**Written exercise**
Select every line below containing the word "this".

(Stored entries)
>>>>

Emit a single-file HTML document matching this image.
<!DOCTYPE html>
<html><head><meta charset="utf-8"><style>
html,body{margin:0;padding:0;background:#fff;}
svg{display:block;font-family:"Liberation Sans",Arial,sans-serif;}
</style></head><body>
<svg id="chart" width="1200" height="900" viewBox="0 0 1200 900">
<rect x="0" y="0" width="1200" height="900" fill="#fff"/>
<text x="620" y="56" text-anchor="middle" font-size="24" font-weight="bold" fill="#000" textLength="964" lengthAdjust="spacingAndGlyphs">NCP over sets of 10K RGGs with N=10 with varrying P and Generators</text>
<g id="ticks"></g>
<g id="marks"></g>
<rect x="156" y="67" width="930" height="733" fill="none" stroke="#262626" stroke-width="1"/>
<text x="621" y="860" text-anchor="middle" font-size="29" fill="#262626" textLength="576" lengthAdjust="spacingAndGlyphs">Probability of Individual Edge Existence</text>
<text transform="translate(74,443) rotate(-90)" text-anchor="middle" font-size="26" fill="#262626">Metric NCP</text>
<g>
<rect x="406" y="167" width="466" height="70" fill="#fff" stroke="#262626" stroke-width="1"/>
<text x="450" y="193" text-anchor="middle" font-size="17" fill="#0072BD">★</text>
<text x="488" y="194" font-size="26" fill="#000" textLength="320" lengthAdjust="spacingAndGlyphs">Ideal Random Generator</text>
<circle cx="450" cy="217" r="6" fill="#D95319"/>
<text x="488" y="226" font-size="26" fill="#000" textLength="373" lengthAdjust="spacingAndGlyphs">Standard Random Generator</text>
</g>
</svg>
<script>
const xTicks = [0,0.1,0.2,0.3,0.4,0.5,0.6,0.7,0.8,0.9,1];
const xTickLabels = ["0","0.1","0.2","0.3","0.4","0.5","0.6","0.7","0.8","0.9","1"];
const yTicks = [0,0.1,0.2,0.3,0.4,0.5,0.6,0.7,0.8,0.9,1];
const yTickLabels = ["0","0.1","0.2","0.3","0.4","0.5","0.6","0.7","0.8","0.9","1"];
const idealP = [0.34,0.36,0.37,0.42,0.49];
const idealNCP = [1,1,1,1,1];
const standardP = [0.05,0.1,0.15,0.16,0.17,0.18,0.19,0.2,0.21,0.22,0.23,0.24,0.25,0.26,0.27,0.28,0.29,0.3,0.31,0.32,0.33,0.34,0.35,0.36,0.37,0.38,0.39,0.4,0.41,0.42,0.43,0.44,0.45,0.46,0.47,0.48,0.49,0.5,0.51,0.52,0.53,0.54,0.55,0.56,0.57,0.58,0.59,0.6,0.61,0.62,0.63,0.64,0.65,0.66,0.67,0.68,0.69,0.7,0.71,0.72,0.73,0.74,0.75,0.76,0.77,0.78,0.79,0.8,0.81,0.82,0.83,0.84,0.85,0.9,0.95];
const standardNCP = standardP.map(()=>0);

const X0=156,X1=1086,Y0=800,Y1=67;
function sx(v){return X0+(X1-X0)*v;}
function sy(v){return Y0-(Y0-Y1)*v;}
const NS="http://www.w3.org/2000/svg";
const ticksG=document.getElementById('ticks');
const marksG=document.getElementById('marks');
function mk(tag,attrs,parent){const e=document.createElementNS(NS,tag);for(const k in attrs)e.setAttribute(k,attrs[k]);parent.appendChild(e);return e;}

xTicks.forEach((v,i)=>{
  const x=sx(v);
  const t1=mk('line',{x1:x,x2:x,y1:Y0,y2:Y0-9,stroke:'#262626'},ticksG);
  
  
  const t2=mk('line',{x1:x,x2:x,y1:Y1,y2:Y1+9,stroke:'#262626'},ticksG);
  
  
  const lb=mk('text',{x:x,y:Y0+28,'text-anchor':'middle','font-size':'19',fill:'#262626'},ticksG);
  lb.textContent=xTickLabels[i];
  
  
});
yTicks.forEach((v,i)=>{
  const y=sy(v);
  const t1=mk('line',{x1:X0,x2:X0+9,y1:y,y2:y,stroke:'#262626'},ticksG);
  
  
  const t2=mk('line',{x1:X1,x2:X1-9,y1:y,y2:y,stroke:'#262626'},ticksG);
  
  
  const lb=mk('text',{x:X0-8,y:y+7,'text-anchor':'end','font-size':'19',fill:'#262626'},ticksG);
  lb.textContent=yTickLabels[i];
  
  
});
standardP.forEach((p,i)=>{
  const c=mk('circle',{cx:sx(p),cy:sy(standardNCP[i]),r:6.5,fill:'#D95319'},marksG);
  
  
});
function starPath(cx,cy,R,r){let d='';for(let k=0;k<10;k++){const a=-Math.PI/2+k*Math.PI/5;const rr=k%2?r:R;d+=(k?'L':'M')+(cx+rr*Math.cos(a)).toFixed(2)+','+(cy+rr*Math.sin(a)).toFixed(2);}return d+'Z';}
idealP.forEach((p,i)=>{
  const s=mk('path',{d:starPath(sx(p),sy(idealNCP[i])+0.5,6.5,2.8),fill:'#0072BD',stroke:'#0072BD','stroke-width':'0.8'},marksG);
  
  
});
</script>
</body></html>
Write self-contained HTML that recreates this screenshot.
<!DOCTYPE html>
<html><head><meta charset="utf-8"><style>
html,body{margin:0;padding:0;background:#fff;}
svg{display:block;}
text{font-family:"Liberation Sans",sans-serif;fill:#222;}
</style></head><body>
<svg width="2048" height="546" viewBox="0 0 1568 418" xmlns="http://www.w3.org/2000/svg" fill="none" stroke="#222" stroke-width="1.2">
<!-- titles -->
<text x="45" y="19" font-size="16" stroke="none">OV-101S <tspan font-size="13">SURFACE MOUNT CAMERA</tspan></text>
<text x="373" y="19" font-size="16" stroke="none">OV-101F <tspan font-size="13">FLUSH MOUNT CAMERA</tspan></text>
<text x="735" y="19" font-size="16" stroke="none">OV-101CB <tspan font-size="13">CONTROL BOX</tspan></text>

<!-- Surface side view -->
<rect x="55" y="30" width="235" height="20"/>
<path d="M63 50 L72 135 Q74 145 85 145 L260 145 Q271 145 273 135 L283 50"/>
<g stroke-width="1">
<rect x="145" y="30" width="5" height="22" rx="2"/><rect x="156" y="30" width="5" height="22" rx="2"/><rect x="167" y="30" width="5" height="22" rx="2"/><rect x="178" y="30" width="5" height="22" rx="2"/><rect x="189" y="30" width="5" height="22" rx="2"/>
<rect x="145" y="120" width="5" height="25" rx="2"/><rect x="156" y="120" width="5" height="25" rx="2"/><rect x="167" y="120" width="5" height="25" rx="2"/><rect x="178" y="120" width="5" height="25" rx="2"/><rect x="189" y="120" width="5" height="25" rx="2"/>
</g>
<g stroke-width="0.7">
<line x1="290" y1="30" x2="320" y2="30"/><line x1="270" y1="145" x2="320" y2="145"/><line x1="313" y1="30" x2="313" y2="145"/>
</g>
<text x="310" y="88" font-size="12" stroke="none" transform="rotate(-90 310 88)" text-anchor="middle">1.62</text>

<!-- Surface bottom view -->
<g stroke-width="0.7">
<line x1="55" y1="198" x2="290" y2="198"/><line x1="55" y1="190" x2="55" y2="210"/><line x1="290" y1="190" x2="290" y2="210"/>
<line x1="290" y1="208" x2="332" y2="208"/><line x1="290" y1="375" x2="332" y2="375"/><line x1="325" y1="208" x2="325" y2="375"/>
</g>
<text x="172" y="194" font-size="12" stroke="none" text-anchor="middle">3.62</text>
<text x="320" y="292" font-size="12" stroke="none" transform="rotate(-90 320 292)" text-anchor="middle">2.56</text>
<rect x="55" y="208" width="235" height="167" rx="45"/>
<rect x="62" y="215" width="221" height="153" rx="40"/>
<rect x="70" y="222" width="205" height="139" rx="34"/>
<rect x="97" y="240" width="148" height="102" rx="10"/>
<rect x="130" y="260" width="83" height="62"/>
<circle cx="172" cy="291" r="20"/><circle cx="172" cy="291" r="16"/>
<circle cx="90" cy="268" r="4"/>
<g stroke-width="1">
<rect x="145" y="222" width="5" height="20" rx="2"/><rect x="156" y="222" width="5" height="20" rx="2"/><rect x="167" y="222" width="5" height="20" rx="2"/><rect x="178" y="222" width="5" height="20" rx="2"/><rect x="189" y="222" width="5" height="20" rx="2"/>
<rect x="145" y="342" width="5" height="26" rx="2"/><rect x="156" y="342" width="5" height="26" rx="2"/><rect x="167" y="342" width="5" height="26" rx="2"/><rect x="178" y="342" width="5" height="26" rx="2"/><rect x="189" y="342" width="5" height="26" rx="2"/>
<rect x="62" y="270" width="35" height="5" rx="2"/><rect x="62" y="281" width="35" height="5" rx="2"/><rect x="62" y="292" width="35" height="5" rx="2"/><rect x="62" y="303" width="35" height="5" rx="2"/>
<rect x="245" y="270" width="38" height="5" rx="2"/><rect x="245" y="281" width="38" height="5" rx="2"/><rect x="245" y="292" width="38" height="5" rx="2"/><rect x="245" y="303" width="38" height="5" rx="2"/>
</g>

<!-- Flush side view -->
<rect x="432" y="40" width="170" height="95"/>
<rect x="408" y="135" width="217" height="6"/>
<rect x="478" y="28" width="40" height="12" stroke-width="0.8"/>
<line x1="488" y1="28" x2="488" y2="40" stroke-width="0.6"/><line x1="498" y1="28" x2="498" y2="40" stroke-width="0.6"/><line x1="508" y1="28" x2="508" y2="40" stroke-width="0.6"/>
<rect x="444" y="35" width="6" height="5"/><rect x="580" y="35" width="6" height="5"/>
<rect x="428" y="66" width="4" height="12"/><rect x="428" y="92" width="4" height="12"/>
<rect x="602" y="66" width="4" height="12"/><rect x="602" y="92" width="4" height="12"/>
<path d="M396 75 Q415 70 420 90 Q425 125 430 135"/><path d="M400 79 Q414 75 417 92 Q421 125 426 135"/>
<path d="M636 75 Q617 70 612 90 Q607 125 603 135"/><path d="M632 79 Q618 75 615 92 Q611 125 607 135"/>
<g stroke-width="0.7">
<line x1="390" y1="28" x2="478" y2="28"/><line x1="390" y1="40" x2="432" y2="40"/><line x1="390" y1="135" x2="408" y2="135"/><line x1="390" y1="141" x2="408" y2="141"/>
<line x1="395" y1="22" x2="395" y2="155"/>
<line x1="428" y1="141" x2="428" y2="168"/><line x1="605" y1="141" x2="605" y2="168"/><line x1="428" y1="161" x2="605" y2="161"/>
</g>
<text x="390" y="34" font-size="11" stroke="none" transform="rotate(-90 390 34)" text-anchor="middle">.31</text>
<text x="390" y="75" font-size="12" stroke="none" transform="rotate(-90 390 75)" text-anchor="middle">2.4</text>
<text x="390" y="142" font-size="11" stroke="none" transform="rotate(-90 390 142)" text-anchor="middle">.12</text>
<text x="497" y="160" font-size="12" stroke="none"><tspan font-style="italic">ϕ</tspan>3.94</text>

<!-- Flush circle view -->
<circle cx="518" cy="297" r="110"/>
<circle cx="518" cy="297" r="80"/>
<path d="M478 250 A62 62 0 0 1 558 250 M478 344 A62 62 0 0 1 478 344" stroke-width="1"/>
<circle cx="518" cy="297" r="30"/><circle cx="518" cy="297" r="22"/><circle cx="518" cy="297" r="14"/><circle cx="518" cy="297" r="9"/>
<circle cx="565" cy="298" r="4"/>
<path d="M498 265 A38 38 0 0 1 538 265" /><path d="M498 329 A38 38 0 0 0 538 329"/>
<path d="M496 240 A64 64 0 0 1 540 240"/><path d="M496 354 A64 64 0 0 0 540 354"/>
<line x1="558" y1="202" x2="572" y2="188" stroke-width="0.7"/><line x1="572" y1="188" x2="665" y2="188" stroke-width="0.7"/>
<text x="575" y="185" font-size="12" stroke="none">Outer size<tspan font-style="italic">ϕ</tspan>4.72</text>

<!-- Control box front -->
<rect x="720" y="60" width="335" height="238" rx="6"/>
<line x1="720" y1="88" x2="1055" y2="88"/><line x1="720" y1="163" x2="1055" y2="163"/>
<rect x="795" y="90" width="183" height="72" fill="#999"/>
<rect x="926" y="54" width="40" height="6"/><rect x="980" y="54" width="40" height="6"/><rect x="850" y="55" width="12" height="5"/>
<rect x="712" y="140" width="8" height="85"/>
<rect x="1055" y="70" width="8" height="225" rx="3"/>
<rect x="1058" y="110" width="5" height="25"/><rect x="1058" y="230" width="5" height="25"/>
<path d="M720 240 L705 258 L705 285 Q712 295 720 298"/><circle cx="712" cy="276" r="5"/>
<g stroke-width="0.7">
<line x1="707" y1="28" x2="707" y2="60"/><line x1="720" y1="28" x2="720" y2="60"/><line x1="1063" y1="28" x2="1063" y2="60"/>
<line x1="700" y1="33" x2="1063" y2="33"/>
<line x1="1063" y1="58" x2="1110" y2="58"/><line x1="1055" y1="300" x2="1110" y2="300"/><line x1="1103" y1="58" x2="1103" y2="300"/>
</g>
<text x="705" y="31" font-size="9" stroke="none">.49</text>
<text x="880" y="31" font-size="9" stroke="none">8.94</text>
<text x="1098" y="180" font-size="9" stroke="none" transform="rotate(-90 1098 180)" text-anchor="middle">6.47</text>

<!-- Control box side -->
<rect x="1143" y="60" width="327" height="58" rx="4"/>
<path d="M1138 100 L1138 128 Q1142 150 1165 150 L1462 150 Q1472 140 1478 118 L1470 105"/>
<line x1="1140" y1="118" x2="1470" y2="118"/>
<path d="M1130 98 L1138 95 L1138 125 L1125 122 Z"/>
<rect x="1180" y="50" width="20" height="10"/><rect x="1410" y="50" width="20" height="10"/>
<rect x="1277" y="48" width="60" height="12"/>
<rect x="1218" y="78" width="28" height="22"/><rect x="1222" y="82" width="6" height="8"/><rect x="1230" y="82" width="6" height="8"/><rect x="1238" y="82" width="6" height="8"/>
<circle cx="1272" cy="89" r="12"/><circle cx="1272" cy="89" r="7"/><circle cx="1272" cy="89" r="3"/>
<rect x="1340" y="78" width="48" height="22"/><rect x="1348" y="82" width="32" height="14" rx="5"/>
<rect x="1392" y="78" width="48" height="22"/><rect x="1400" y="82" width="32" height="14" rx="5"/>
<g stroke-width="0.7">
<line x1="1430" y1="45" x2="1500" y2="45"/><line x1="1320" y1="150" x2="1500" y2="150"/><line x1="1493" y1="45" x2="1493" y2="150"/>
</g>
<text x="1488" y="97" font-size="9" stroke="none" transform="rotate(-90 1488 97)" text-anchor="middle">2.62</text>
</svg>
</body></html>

<<<<

**Finished answer**
Emit a single-file HTML document matching this image.
Write self-contained HTML that recreates this screenshot.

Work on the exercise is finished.